▶ [Short problem]:
Quote all of the data exactly as given. Skip every picture it contains.

▶ [Provided data]:

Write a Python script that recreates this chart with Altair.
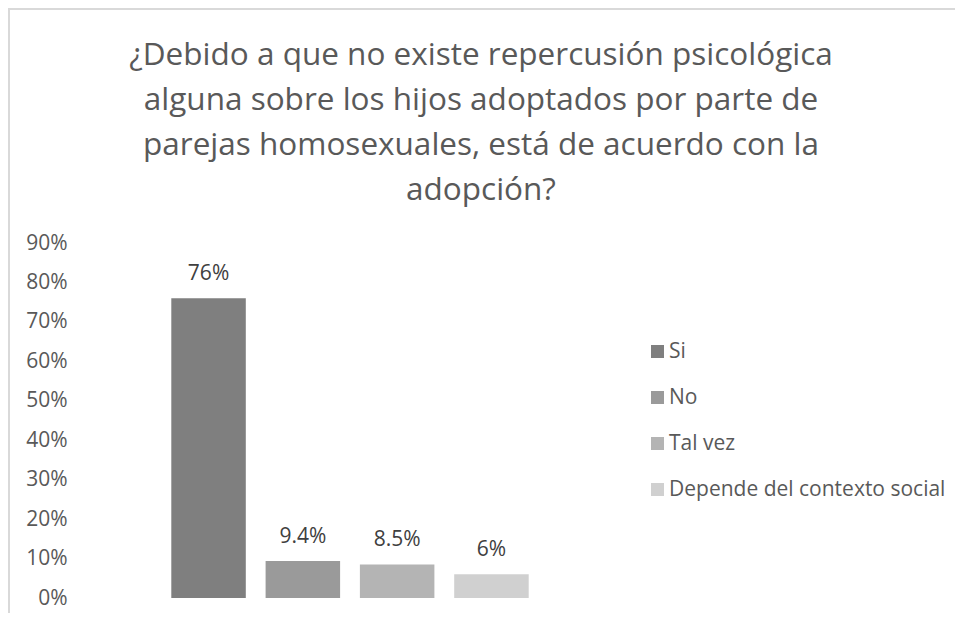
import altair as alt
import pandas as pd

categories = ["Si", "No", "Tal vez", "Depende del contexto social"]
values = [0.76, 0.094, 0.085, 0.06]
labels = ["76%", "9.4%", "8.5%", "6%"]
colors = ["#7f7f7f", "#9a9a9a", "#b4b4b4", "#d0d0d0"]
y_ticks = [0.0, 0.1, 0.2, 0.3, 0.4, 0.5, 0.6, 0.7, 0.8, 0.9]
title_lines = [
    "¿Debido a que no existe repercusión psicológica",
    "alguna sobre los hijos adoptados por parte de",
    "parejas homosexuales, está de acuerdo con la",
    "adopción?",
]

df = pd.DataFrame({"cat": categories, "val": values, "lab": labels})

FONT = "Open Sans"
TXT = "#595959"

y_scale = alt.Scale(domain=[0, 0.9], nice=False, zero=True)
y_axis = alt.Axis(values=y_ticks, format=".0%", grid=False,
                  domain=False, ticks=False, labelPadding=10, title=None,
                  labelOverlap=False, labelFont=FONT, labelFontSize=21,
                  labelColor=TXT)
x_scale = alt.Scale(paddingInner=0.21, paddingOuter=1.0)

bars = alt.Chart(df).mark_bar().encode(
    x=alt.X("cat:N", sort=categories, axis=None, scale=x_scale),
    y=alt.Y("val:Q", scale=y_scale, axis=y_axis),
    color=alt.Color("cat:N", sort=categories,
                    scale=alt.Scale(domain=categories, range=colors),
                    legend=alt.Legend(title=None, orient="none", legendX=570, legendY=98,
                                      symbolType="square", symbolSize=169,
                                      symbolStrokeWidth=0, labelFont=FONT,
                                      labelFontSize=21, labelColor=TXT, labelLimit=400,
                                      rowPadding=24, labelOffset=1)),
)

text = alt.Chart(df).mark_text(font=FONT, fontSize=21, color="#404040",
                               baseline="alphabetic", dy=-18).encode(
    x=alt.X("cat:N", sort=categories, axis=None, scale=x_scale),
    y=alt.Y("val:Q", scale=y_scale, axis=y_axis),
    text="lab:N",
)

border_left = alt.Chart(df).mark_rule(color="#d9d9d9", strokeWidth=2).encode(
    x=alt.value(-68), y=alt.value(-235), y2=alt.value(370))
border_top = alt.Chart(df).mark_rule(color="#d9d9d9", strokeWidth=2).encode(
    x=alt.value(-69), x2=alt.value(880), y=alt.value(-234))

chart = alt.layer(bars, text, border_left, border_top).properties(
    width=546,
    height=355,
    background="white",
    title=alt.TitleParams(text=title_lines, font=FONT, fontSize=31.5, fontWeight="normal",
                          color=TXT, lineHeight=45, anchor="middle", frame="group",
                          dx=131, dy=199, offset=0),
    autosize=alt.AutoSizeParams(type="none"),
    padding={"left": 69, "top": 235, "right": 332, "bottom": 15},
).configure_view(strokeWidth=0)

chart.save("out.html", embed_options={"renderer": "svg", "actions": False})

▶ [Final result]:
Write a Python script that recreates this chart with Altair.
import altair as alt
import pandas as pd

categories = ["Si", "No", "Tal vez", "Depende del contexto social"]
values = [0.76, 0.094, 0.085, 0.06]
labels = ["76%", "9.4%", "8.5%", "6%"]
colors = ["#7f7f7f", "#9a9a9a", "#b4b4b4", "#d0d0d0"]
y_ticks = [0.0, 0.1, 0.2, 0.3, 0.4, 0.5, 0.6, 0.7, 0.8, 0.9]
title_lines = [
    "¿Debido a que no existe repercusión psicológica",
    "alguna sobre los hijos adoptados por parte de",
    "parejas homosexuales, está de acuerdo con la",
    "adopción?",
]

df = pd.DataFrame({"cat": categories, "val": values, "lab": labels})

FONT = "Open Sans"
TXT = "#595959"

y_scale = alt.Scale(domain=[0, 0.9], nice=False, zero=True)
y_axis = alt.Axis(values=y_ticks, format=".0%", grid=False,
                  domain=False, ticks=False, labelPadding=10, title=None,
                  labelOverlap=False, labelFont=FONT, labelFontSize=21,
                  labelColor=TXT)
x_scale = alt.Scale(paddingInner=0.21, paddingOuter=1.0)

bars = alt.Chart(df).mark_bar().encode(
    x=alt.X("cat:N", sort=categories, axis=None, scale=x_scale),
    y=alt.Y("val:Q", scale=y_scale, axis=y_axis),
    color=alt.Color("cat:N", sort=categories,
                    scale=alt.Scale(domain=categories, range=colors),
                    legend=alt.Legend(title=None, orient="none", legendX=570, legendY=98,
                                      symbolType="square", symbolSize=169,
                                      symbolStrokeWidth=0, labelFont=FONT,
                                      labelFontSize=21, labelColor=TXT, labelLimit=400,
                                      rowPadding=24, labelOffset=1)),
)

text = alt.Chart(df).mark_text(font=FONT, fontSize=21, color="#404040",
                               baseline="alphabetic", dy=-18).encode(
    x=alt.X("cat:N", sort=categories, axis=None, scale=x_scale),
    y=alt.Y("val:Q", scale=y_scale, axis=y_axis),
    text="lab:N",
)

border_left = alt.Chart(df).mark_rule(color="#d9d9d9", strokeWidth=2).encode(
    x=alt.value(-68), y=alt.value(-235), y2=alt.value(370))
border_top = alt.Chart(df).mark_rule(color="#d9d9d9", strokeWidth=2).encode(
    x=alt.value(-69), x2=alt.value(880), y=alt.value(-234))

chart = alt.layer(bars, text, border_left, border_top).properties(
    width=546,
    height=355,
    background="white",
    title=alt.TitleParams(text=title_lines, font=FONT, fontSize=31.5, fontWeight="normal",
                          color=TXT, lineHeight=45, anchor="middle", frame="group",
                          dx=131, dy=199, offset=0),
    autosize=alt.AutoSizeParams(type="none"),
    padding={"left": 69, "top": 235, "right": 332, "bottom": 15},
).configure_view(strokeWidth=0)

chart.save("out.html", embed_options={"renderer": "svg", "actions": False})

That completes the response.